A routine mammogram may have saved the life of Food Network star Sandra Lee, who announced today that she was recently diagnosed with breast cancer. Lee, who lives in New York with her partner of 10 years, New York Governor Andrew Cuomo, is scheduled to undergo a double mastectomy this week.
On Tuesday morning, Sandra spoke with Good Morning America host Robin Roberts about her breast cancer diagnosis. Shortly after the interview aired, the 48-year-old chef and author shared the news on her Facebook page, noting that Robin’s own journey with both breast cancer and bone marrow disease inspired her to share her story with the public.
“I wanted you to know about the difficult news I recently received — I was diagnosed with breast cancer. I first shared this news publicly with Robin Roberts on Good Morning America today — because her own journey through this tough diagnosis was something that inspired me enormously — though I never dreamed I would be walking in her shoes. I am in good health. I have no family history.”
Lee, who was diagnosed with DCIS (ductal carcinoma in situ) in March, went on to say that she had no warning signs, was not tired, and had no lump. The routine mammogram was the only signal that her health was in danger.

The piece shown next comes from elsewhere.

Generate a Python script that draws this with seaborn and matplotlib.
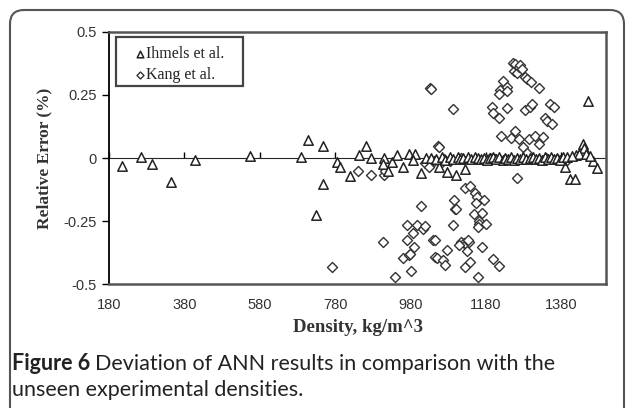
import numpy as np
import pandas as pd
import seaborn as sns
import matplotlib.pyplot as plt
from matplotlib.patches import FancyBboxPatch, Rectangle
from matplotlib.transforms import IdentityTransform

# Ihmels et al. (triangles)
ihmels_density = [213, 265, 295, 345, 408, 553, 689, 707, 748, 749, 730, 785, 794, 820,
                  844, 863, 876, 909, 908, 920, 932, 943, 959, 977, 991, 988, 1007, 1022,
                  1057, 1078, 1101, 1124, 1390, 1403, 1416, 1437, 1440, 1452, 1465, 1474,
                  1420, 1428, 1445, 1456,
                  1035, 1048, 1065, 1072, 1085, 1092, 1105, 1112, 1120, 1132, 1140, 1150,
                  1160, 1168, 1175, 1183, 1190, 1200, 1208, 1216, 1225, 1232, 1240, 1248,
                  1256, 1264, 1272, 1280, 1288, 1296, 1304, 1312, 1320, 1328, 1336, 1344,
                  1352, 1360, 1368, 1376, 1384, 1396, 1410]
ihmels_error = [-0.030, 0.005, -0.024, -0.095, -0.008, 0.008, 0.003, 0.070, 0.047, -0.104,
                -0.224, -0.017, -0.034, -0.070, 0.011, 0.049, 0.000, 0.000, -0.024, -0.050,
                -0.017, 0.011, -0.037, 0.018, 0.016, -0.008, -0.059, 0.000, -0.034, -0.054,
                -0.065, -0.042, -0.034, -0.084, -0.084, 0.055, 0.040, 0.226, -0.010, -0.038,
                0.012, 0.015, 0.018, 0.010,
                0.002, -0.004, 0.003, -0.006, 0.004, -0.003, 0.005, -0.004, 0.002, 0.004,
                -0.002, 0.003, 0.001, -0.005, 0.002, -0.006, 0.001, 0.004, -0.005, 0.003,
                -0.006, 0.002, -0.004, 0.005, -0.006, 0.002, -0.003, 0.004, -0.005, 0.001,
                0.004, -0.003, 0.002, -0.006, 0.003, -0.004, 0.005, -0.002, 0.001, -0.006,
                0.004, 0.003, 0.008]

# Kang et al. (diamonds)
kang_density = [1033, 1035, 1094, 1197, 1198, 1216, 1226, 1217, 1215, 1235, 1237, 1237,
                1219, 1248, 1251, 1254, 1258, 1262, 1268, 1272, 1276, 1283, 1289, 1300,
                1257, 1268, 1278, 1289, 1262, 1285, 1297, 1302, 1294, 1310, 1322, 1320,
                1331, 1338, 1342, 1350, 1360, 1356, 1052, 1055,
                841, 876, 910, 912, 1019, 1028, 1042, 1060, 1070, 1085, 1115, 1180, 1190,
                1205, 1230, 1300, 1340, 1370, 1395,
                772, 908, 938, 971, 970, 961, 977, 980, 982, 988, 990, 997, 1009, 1012,
                1019, 1040, 1044, 1044, 1050, 1066, 1071, 1076, 1092, 1096, 1097, 1100,
                1115, 1122, 1128, 1135, 1130, 1126, 1139, 1158, 1124, 1137, 1152, 1156,
                1153, 1149, 1161, 1163, 1170, 1175, 1158, 1180, 1169, 1198, 1216, 1110, 1133]
kang_error = [0.276, 0.272, 0.194, 0.203, 0.179, 0.157, 0.306, 0.269, 0.252, 0.280, 0.265,
              0.197, 0.088, 0.079, 0.377, 0.346, 0.372, 0.338, 0.361, 0.370, 0.351, 0.322,
              0.315, 0.303, 0.108, 0.075, 0.044, 0.022, -0.080, 0.190, 0.203, 0.214, 0.074,
              0.088, 0.055, 0.277, 0.082, 0.157, 0.148, 0.214, 0.203, 0.137, 0.049, 0.042,
              -0.050, -0.065, -0.066, -0.050, -0.021, -0.035, -0.010, -0.020, -0.005, -0.010,
              0.000, -0.004, 0.002, -0.002, -0.004, -0.003, 0.000, -0.004, -0.008,
              -0.430, -0.334, -0.470, -0.263, -0.325, -0.397, -0.384, -0.380, -0.446, -0.296,
              -0.351, -0.266, -0.189, -0.282, -0.269, -0.325, -0.325, -0.390, -0.395, -0.404,
              -0.423, -0.364, -0.265, -0.166, -0.203, -0.200, -0.332, -0.335, -0.340, -0.331,
              -0.367, -0.430, -0.413, -0.472, -0.120, -0.111, -0.137, -0.156, -0.179, -0.223,
              -0.248, -0.260, -0.219, -0.166, -0.272, -0.259, -0.351, -0.400, -0.426, -0.345,
              -0.323]

x_ticks = [180, 380, 580, 780, 980, 1180, 1380]
y_ticks = [-0.5, -0.25, 0, 0.25, 0.5]
y_labels = ['-0.5', '-0.25', '0', '0.25', '0.5']

ihmels = pd.DataFrame({'density': ihmels_density, 'error': ihmels_error})
kang = pd.DataFrame({'density': kang_density, 'error': kang_error})

sns.set_style('white')
plt.rcParams['font.family'] = ['Liberation Sans', 'DejaVu Sans']

fig = plt.figure(figsize=(6.29, 4.08), dpi=100)
ax = fig.add_axes([0.1735, 0.303, 0.7905, 0.619])

sns.scatterplot(data=kang, x='density', y='error', marker='D', s=26, color='white',
                edgecolor='#333333', linewidth=1.0, ax=ax, label='Kang et al.', zorder=3)
sns.scatterplot(data=ihmels, x='density', y='error', marker='^', s=46, color='white',
                edgecolor='#222222', linewidth=1.1, ax=ax, label='Ihmels et al.', zorder=4)

ax.set_xlim(180, 1500)
ax.set_ylim(-0.5, 0.5)
ax.set_xticks(x_ticks)
ax.set_xticklabels([str(t) for t in x_ticks])
ax.set_yticks(y_ticks)
ax.set_yticklabels(y_labels)
ax.tick_params(axis='x', length=0, pad=10, labelsize=10.5, labelcolor='#333333')
ax.tick_params(axis='y', length=5, width=1, direction='out', color='black', pad=4,
               labelsize=10.5, labelcolor='#333333', left=True)

for side in ['top', 'right', 'bottom']:
    ax.spines[side].set_color('#555555')
    ax.spines[side].set_linewidth(1.8)
ax.spines['left'].set_color('black')
ax.spines['left'].set_linewidth(1.3)

# x axis crossing at zero
zero_axis = ax.secondary_xaxis(0.5)
zero_axis.set_xticks(x_ticks)
zero_axis.set_xticklabels([])
zero_axis.tick_params(length=4, width=1, direction='out', color='black')
zero_axis.spines['bottom'].set_linewidth(1.5)
zero_axis.spines['bottom'].set_color('black')

ax.set_xlabel('Density, kg/m^3', family='Liberation Serif', fontweight='bold',
              fontsize=13.5, color='#333333', labelpad=5)
ax.set_ylabel('Relative Error (%)', family='Liberation Serif', fontweight='bold',
              fontsize=12.5, color='#333333', labelpad=8)

handles, labels = ax.get_legend_handles_labels()
leg = ax.legend(handles[::-1], labels[::-1], loc='upper left', bbox_to_anchor=(0.052, 0.943),
                frameon=False, prop={'family': 'Liberation Serif', 'size': 11.5},
                handletextpad=0.1, borderpad=0, labelspacing=0.3, handlelength=0.6,
                markerscale=0.7, borderaxespad=0)
for t in leg.get_texts():
    t.set_color('#222222')
# legend box, Excel style
ax.add_patch(Rectangle((0.014, 0.785), 0.255, 0.194, transform=ax.transAxes,
                       facecolor='none', edgecolor='#444444', linewidth=1.6, zorder=5))

# rounded outer frame of the figure panel
frame = FancyBboxPatch((10, -30), 614, 428, boxstyle='round,pad=0,rounding_size=14',
                       transform=IdentityTransform(), facecolor='none',
                       edgecolor='#555555', linewidth=1.5)
fig.patches.append(frame)

cap_font = ['Lato', 'DejaVu Sans']
t1 = fig.text(12 / 629, 1 - 364 / 408, 'Figure 6', family=cap_font, fontweight='bold',
              fontsize=15.5, va='center', ha='left', color='#222222')
fig.canvas.draw()
bb = t1.get_window_extent()
fig.text((bb.x1 + 5) / 629, 1 - 364 / 408, 'Deviation of ANN results in comparison with the',
         family=cap_font, fontsize=15.5, va='center', ha='left', color='#222222')
fig.text(12 / 629, 1 - 390 / 408, 'unseen experimental densities.', family=cap_font,
         fontsize=15.5, va='center', ha='left', color='#222222')

fig.savefig('out.png', dpi=100)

During her interview on Good Morning America(video above), Sandra told Robin Roberts that she was “stunned” when her doctor told her she had cancer.
“I didn’t even cry, I was stunned. You know, and that’s just how fast life turns. It turns on a dime.”
According to Breastcancer.org, DCIS is the most common type of non-invasive breast cancer, one that starts inside the milk ducts. This cancer is called “non-invasive” because it is contained in the ducts and has not spread into surrounding breast tissue.
Although DCIS is not a life-threatening cancer, there is a risk that it can develop into invasive breast cancer, something Sandra Lee wants to avoid by having a double mastectomy. She chose the surgery because she “did not want to be subjected to weeks of radiation” and states that she never wants “to go through this again.”
“Without early detection on my side, I could be telling a very different story — or not be here to tell it at all. I am taking the path that I believe gives me the best prognosis for a long and healthy life… I hope to be bringing you news of my recovery.